En
el bronce de la escultura de Guillermo Plaza Jiménez
inaugurada en San Roque, las maracas de Machín están
como dice la comparación popular sevillana: más negras
que las maracas de Machín. Y nos evocan la Cuba que
Sevilla lleva dentro. Sevilla es La Habana con un solo
negrito: Machín. A Sevilla, cuando se perdió Cuba, es
como si se le hubiera muerto alguien de la familia. Como
más se perdió en Cuba, la encontramos en la Casa de la
Moneda. Con su restauración, la Casa de la Moneda perdió
lo más habanero que tenía: el encanto de la decadencia.

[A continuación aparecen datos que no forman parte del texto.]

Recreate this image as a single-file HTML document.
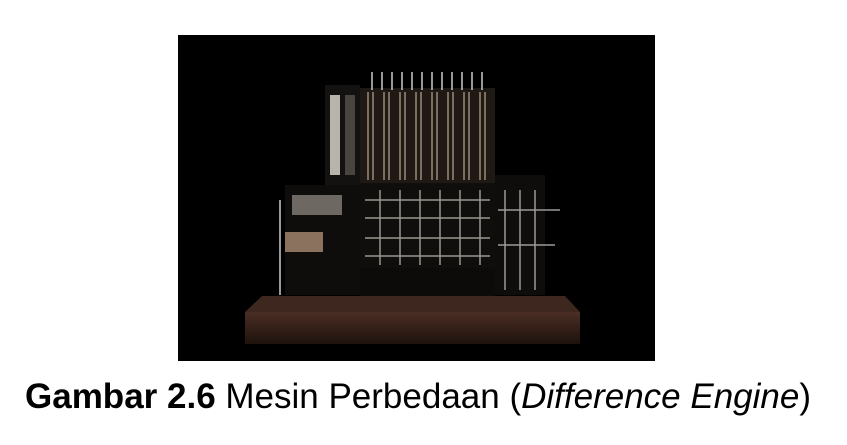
<!DOCTYPE html>
<html><head><meta charset="utf-8"><style>
html,body{margin:0;padding:0;background:#fff;width:847px;height:445px;overflow:hidden}
#photo{position:absolute;left:178px;top:35px;width:477px;height:326px}
#cap{position:absolute;left:25px;top:377px;font-family:"Liberation Sans",sans-serif;font-size:35px;color:#000;white-space:nowrap}
</style></head><body>
<svg id="photo" width="477" height="326" viewBox="178 35 477 326">
<defs>
<linearGradient id="wood" x1="0" y1="0" x2="0" y2="1"><stop offset="0" stop-color="#4a2e24"/><stop offset="1" stop-color="#1e120d"/></linearGradient>
</defs>
<rect x="178" y="35" width="477" height="326" fill="#000"/>
<g>
<polygon points="262,296 565,296 580,312 245,312" fill="#3e271e"/>
<rect x="245" y="312" width="335" height="32" fill="url(#wood)"/>
</g>
<g>
<rect x="360" y="88" width="135" height="95" fill="#1e1915"/>
<g stroke="#a08a74" stroke-width="1.5">
<line x1="368" y1="92" x2="368" y2="180"/><line x1="373" y1="92" x2="373" y2="180"/><line x1="384" y1="92" x2="384" y2="180"/><line x1="389" y1="92" x2="389" y2="180"/><line x1="400" y1="92" x2="400" y2="180"/><line x1="405" y1="92" x2="405" y2="180"/><line x1="416" y1="92" x2="416" y2="180"/><line x1="421" y1="92" x2="421" y2="180"/><line x1="432" y1="92" x2="432" y2="180"/><line x1="437" y1="92" x2="437" y2="180"/><line x1="448" y1="92" x2="448" y2="180"/><line x1="453" y1="92" x2="453" y2="180"/><line x1="464" y1="92" x2="464" y2="180"/><line x1="469" y1="92" x2="469" y2="180"/><line x1="480" y1="92" x2="480" y2="180"/><line x1="485" y1="92" x2="485" y2="180"/>
</g>
<g stroke="#ccc" stroke-width="1.5">
<line x1="372" y1="72" x2="372" y2="90"/><line x1="382" y1="72" x2="382" y2="90"/><line x1="392" y1="72" x2="392" y2="90"/><line x1="402" y1="72" x2="402" y2="90"/><line x1="412" y1="72" x2="412" y2="90"/><line x1="422" y1="72" x2="422" y2="90"/><line x1="432" y1="72" x2="432" y2="90"/><line x1="442" y1="72" x2="442" y2="90"/><line x1="452" y1="72" x2="452" y2="90"/><line x1="462" y1="72" x2="462" y2="90"/><line x1="472" y1="72" x2="472" y2="90"/><line x1="482" y1="72" x2="482" y2="90"/>
</g>
<rect x="360" y="183" width="135" height="85" fill="#100e0d"/>
<g stroke="#9a958e" stroke-width="1.5">
<line x1="365" y1="200" x2="490" y2="200"/><line x1="365" y1="218" x2="490" y2="218"/><line x1="365" y1="238" x2="490" y2="238"/><line x1="365" y1="256" x2="490" y2="256"/>
<line x1="380" y1="190" x2="380" y2="265"/><line x1="400" y1="190" x2="400" y2="265"/><line x1="420" y1="190" x2="420" y2="265"/><line x1="440" y1="190" x2="440" y2="265"/><line x1="460" y1="190" x2="460" y2="265"/><line x1="480" y1="190" x2="480" y2="265"/>
</g>
<rect x="360" y="268" width="135" height="28" fill="#0d0b0a"/>
</g>
<g>
<rect x="325" y="85" width="35" height="210" fill="#141211"/>
<rect x="330" y="95" width="10" height="80" fill="#b8b3ab"/>
<rect x="345" y="95" width="10" height="80" fill="#4a443e"/>
<rect x="285" y="185" width="75" height="110" fill="#0f0d0c"/>
<rect x="292" y="195" width="50" height="20" fill="#6d6861"/>
<rect x="285" y="232" width="38" height="20" fill="#8a725e"/>
<line x1="280" y1="200" x2="280" y2="295" stroke="#999" stroke-width="2"/>
</g>
<g>
<rect x="495" y="175" width="50" height="120" fill="#0f0d0c"/>
<g stroke="#9a9a9a" stroke-width="1.5"><line x1="505" y1="190" x2="505" y2="290"/><line x1="520" y1="190" x2="520" y2="290"/><line x1="535" y1="190" x2="535" y2="290"/><line x1="498" y1="210" x2="560" y2="210"/><line x1="498" y1="245" x2="555" y2="245"/></g>
</g>
</svg>
<div id="cap"><b>Gambar 2.6</b> Mesin Perbedaan (<i>Difference Engine</i>)</div>
</body></html>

Hay una novela habanera dentro de Sevilla, con
embarcados y goletas, que no se ha escrito: la Sevilla
de los Marañón. Que se hicieron ricos en Cuba y
volvieron a la Sevilla del XIX, comprando en la
Desamortización bienes nacionales que la hidalguía local
no podía adquirir porque olían a azufre... y porque no
tenían un duro. Los Marañón y los Lavín compraron la
Sevilla que iba de la Lonja a la Puerta Jerez: el
convento de Santo Tomás, el Seminario de Maese Rodrigo,
la Casa de la Moneda. Y a las calles interiores de la
Casa de la Moneda, tan habanera en su arquitectura de
ida y vuelta, le pusieron los nombres de los municipios
donde tenían los ingenios azucareros que los habían
hecho ricos en su añorada Cuba: El Jobo, Guines,
Matienzo. Y a la calle principal, Habana. En esa novela
no escrita está una Marañona medio mulatona, sentada en
su mecedora colonial de caoba, fumándose un puro y
escandalizando a media Sevilla.
Probablemente Antonio
Machín se sentía en Sevilla como en su casa porque aún
olía el veguero de Vuelta Abajo de la Marañona mulatona
en su mecedora, con su pericón, su lorito y su danzón en
el piano. Machín llegó a Sevilla huyendo de Hitler.
Estaba en el París de 1939 cuando empezó a oír un son
aterrador para judíos, gitanos y negros: las botas
hitlerianas avanzando hacia los Campos Elíseos. Machín
se acordó de su hermano Juan, de Juan Lugo Machín, que
se había establecido en Sevilla, en la calle Aguilas,
con un taller de fontanería. El plomero Lugo había
venido a Sevilla para construir el Pabellón de Cuba en
la Exposición Iberoamericana y se había quedado. Llegó
Machín con su cucurruchito de maní y sus dos gardenias,
y quedó tan prendado de Sevilla que se casó con una
sevillana. Desde aquí, entre bolerazos a las tanguistas
del Casino de la Exposición convertido en cabaré y
canciones para el disco del oyente, el manisero se fue a
triunfar en toda España. Tras haber descubierto que la
cofradía de Los Negritos la había fundado el arzobispo
Mena a su medida. La Virgen de Los Negritos era la de
los Angeles. Eso no era una cofradía. Era un bolero suyo
bajo el palio de Juan Miguel Sánchez: la Virgen de los
Angelitos Negros, que también se van al cielo sevillano.
Por una de cuyas últimas esquinas pasa otro músico
cubano errante, Pepín el Caballo, trompeta prodigioso,
que vaga por la ciudad llevando en la mano la batuta de
la orquesta de son y guaguancó que ha perdido.
Guaguancó... Menudo
guaguancó el domingo, con el bronce nuevo de Machín
frente a la capilla de Los Negritos. La hermandad da
unas migas. No unos moros y cristianos o un asopao
cubanos, no: unas migas. Las migas las carga el diablo.
¡Vaya merienda de negritos! Porque está allí el alcalde
del partido laicista chupando maracas de Machín,
estrechando vínculos con el lobby cofradiero y haciendo
y repartiendo migas. ¡Qué buenas migas hace el alcalde
del partido laicista con las hermandades! Y viceversa:
qué buenas subvenciones reciben las cofradías del poder
laicista. Las maracas de Machín cantan su guaguancó:
«Que no se puede querer/dos mujeres a la vez/y no estar
loco». Las migas del alcalde con las cofradías y de las
cofradías con el alcalde desmienten el guaguancó. Y
confirman lo que escribía ayer, con dos...maracas,
Álvaro Ybarra a propósito del Manifiesto Laicista del
PSOE: «A la vista de las consideraciones expuestas en el
documento referido resulta difícil digerir la absoluta
incoherencia que supone tratar de recluir las prácticas
religiosas al ámbito privado y a la vez presidir una
procesión de Semana Santa o del Corpus. Claro que esta
doble moral que algunos aplican para darse un baño de
popularidad tiende a refugiarse en la consideración de
que las manifestaciones religiosas no son tales, sino
celebraciones de carácter lúdico cultural».